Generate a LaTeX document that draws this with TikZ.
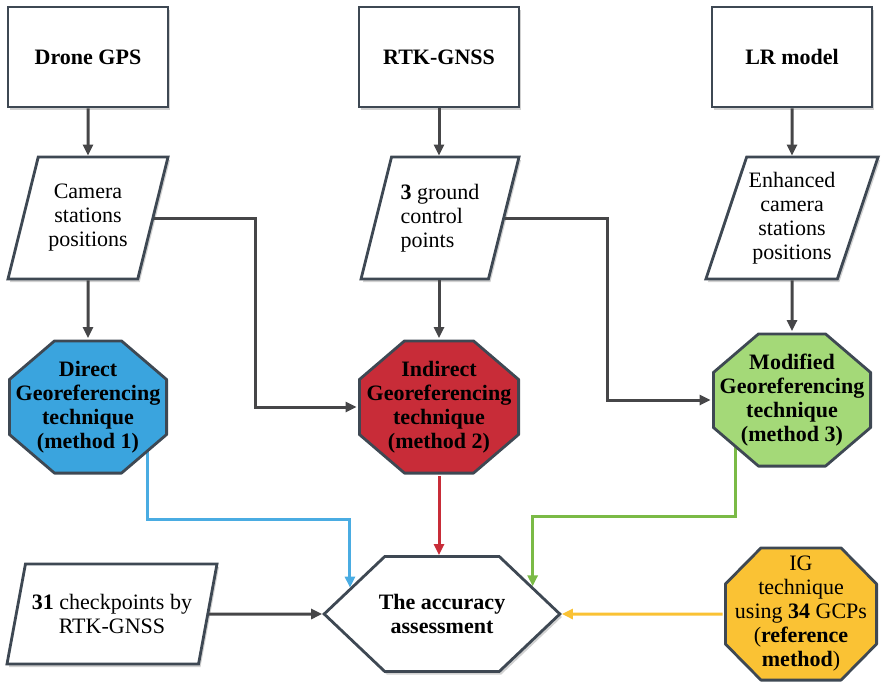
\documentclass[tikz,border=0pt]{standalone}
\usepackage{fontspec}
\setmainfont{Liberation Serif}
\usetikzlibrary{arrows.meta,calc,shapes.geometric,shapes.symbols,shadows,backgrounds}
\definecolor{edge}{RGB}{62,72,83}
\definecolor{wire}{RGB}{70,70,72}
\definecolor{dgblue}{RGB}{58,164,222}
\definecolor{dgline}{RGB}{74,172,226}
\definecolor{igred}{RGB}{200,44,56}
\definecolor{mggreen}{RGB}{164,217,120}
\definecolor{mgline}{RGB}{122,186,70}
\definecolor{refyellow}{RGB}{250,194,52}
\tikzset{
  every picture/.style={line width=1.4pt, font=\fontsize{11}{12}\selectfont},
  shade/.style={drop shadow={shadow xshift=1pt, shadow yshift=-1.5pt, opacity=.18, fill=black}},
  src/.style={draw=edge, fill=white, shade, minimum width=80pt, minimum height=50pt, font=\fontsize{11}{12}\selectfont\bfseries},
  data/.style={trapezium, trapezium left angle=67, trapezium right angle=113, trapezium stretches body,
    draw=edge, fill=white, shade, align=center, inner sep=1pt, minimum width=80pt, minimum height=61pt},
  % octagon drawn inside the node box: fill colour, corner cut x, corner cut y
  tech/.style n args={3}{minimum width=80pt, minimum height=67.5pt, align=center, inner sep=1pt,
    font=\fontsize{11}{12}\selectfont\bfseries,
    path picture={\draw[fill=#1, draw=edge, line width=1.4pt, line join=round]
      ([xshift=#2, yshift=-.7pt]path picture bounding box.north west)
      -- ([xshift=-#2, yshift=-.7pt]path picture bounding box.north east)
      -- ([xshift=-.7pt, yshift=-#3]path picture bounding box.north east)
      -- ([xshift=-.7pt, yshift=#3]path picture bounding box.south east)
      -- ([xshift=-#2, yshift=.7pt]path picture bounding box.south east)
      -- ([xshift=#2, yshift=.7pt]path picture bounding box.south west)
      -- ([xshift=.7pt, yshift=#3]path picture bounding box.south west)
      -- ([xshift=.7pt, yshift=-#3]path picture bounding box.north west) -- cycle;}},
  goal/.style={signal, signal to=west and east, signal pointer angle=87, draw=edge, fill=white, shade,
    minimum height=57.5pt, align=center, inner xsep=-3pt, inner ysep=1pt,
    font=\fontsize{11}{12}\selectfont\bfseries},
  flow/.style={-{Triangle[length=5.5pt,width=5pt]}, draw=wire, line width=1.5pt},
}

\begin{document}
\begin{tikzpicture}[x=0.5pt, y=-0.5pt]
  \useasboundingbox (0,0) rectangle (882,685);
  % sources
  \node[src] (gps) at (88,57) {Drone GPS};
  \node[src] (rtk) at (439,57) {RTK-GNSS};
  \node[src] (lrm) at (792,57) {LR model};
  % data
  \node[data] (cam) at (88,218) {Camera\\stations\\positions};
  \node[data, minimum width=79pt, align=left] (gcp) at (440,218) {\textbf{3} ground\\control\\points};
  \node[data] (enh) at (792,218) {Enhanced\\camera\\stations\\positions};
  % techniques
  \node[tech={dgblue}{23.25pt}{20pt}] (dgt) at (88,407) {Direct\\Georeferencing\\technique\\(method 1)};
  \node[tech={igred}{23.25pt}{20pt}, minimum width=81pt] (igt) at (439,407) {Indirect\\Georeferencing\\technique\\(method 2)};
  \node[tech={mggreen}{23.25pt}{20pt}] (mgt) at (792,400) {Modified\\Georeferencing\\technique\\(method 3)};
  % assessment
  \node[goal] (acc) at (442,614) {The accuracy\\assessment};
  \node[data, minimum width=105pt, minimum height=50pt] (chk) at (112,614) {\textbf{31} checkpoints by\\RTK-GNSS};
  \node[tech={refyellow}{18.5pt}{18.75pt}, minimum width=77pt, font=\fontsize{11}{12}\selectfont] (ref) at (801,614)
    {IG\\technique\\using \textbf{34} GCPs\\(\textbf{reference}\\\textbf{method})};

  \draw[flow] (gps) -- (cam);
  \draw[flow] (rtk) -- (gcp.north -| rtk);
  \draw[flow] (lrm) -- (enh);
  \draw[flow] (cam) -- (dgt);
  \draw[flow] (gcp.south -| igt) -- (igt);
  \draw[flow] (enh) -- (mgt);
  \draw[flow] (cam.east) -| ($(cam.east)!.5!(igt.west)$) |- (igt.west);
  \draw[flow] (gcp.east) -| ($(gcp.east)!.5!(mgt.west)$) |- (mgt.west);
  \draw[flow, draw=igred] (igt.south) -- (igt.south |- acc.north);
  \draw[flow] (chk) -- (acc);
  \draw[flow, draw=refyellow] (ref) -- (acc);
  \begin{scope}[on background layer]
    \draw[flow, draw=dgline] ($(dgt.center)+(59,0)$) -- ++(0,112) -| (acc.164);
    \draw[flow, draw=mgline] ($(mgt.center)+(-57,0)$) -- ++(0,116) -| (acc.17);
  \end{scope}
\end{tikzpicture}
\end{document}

◆ **Short task**:
Repeat the data exactly, dropping every picture it holds.

◆ **Response for this exercise**:
Generate a LaTeX document that draws this with TikZ.
\documentclass[tikz,border=0pt]{standalone}
\usepackage{fontspec}
\setmainfont{Liberation Serif}
\usetikzlibrary{arrows.meta,calc,shapes.geometric,shapes.symbols,shadows,backgrounds}
\definecolor{edge}{RGB}{62,72,83}
\definecolor{wire}{RGB}{70,70,72}
\definecolor{dgblue}{RGB}{58,164,222}
\definecolor{dgline}{RGB}{74,172,226}
\definecolor{igred}{RGB}{200,44,56}
\definecolor{mggreen}{RGB}{164,217,120}
\definecolor{mgline}{RGB}{122,186,70}
\definecolor{refyellow}{RGB}{250,194,52}
\tikzset{
  every picture/.style={line width=1.4pt, font=\fontsize{11}{12}\selectfont},
  shade/.style={drop shadow={shadow xshift=1pt, shadow yshift=-1.5pt, opacity=.18, fill=black}},
  src/.style={draw=edge, fill=white, shade, minimum width=80pt, minimum height=50pt, font=\fontsize{11}{12}\selectfont\bfseries},
  data/.style={trapezium, trapezium left angle=67, trapezium right angle=113, trapezium stretches body,
    draw=edge, fill=white, shade, align=center, inner sep=1pt, minimum width=80pt, minimum height=61pt},
  % octagon drawn inside the node box: fill colour, corner cut x, corner cut y
  tech/.style n args={3}{minimum width=80pt, minimum height=67.5pt, align=center, inner sep=1pt,
    font=\fontsize{11}{12}\selectfont\bfseries,
    path picture={\draw[fill=#1, draw=edge, line width=1.4pt, line join=round]
      ([xshift=#2, yshift=-.7pt]path picture bounding box.north west)
      -- ([xshift=-#2, yshift=-.7pt]path picture bounding box.north east)
      -- ([xshift=-.7pt, yshift=-#3]path picture bounding box.north east)
      -- ([xshift=-.7pt, yshift=#3]path picture bounding box.south east)
      -- ([xshift=-#2, yshift=.7pt]path picture bounding box.south east)
      -- ([xshift=#2, yshift=.7pt]path picture bounding box.south west)
      -- ([xshift=.7pt, yshift=#3]path picture bounding box.south west)
      -- ([xshift=.7pt, yshift=-#3]path picture bounding box.north west) -- cycle;}},
  goal/.style={signal, signal to=west and east, signal pointer angle=87, draw=edge, fill=white, shade,
    minimum height=57.5pt, align=center, inner xsep=-3pt, inner ysep=1pt,
    font=\fontsize{11}{12}\selectfont\bfseries},
  flow/.style={-{Triangle[length=5.5pt,width=5pt]}, draw=wire, line width=1.5pt},
}

\begin{document}
\begin{tikzpicture}[x=0.5pt, y=-0.5pt]
  \useasboundingbox (0,0) rectangle (882,685);
  % sources
  \node[src] (gps) at (88,57) {Drone GPS};
  \node[src] (rtk) at (439,57) {RTK-GNSS};
  \node[src] (lrm) at (792,57) {LR model};
  % data
  \node[data] (cam) at (88,218) {Camera\\stations\\positions};
  \node[data, minimum width=79pt, align=left] (gcp) at (440,218) {\textbf{3} ground\\control\\points};
  \node[data] (enh) at (792,218) {Enhanced\\camera\\stations\\positions};
  % techniques
  \node[tech={dgblue}{23.25pt}{20pt}] (dgt) at (88,407) {Direct\\Georeferencing\\technique\\(method 1)};
  \node[tech={igred}{23.25pt}{20pt}, minimum width=81pt] (igt) at (439,407) {Indirect\\Georeferencing\\technique\\(method 2)};
  \node[tech={mggreen}{23.25pt}{20pt}] (mgt) at (792,400) {Modified\\Georeferencing\\technique\\(method 3)};
  % assessment
  \node[goal] (acc) at (442,614) {The accuracy\\assessment};
  \node[data, minimum width=105pt, minimum height=50pt] (chk) at (112,614) {\textbf{31} checkpoints by\\RTK-GNSS};
  \node[tech={refyellow}{18.5pt}{18.75pt}, minimum width=77pt, font=\fontsize{11}{12}\selectfont] (ref) at (801,614)
    {IG\\technique\\using \textbf{34} GCPs\\(\textbf{reference}\\\textbf{method})};

  \draw[flow] (gps) -- (cam);
  \draw[flow] (rtk) -- (gcp.north -| rtk);
  \draw[flow] (lrm) -- (enh);
  \draw[flow] (cam) -- (dgt);
  \draw[flow] (gcp.south -| igt) -- (igt);
  \draw[flow] (enh) -- (mgt);
  \draw[flow] (cam.east) -| ($(cam.east)!.5!(igt.west)$) |- (igt.west);
  \draw[flow] (gcp.east) -| ($(gcp.east)!.5!(mgt.west)$) |- (mgt.west);
  \draw[flow, draw=igred] (igt.south) -- (igt.south |- acc.north);
  \draw[flow] (chk) -- (acc);
  \draw[flow, draw=refyellow] (ref) -- (acc);
  \begin{scope}[on background layer]
    \draw[flow, draw=dgline] ($(dgt.center)+(59,0)$) -- ++(0,112) -| (acc.164);
    \draw[flow, draw=mgline] ($(mgt.center)+(-57,0)$) -- ++(0,116) -| (acc.17);
  \end{scope}
\end{tikzpicture}
\end{document}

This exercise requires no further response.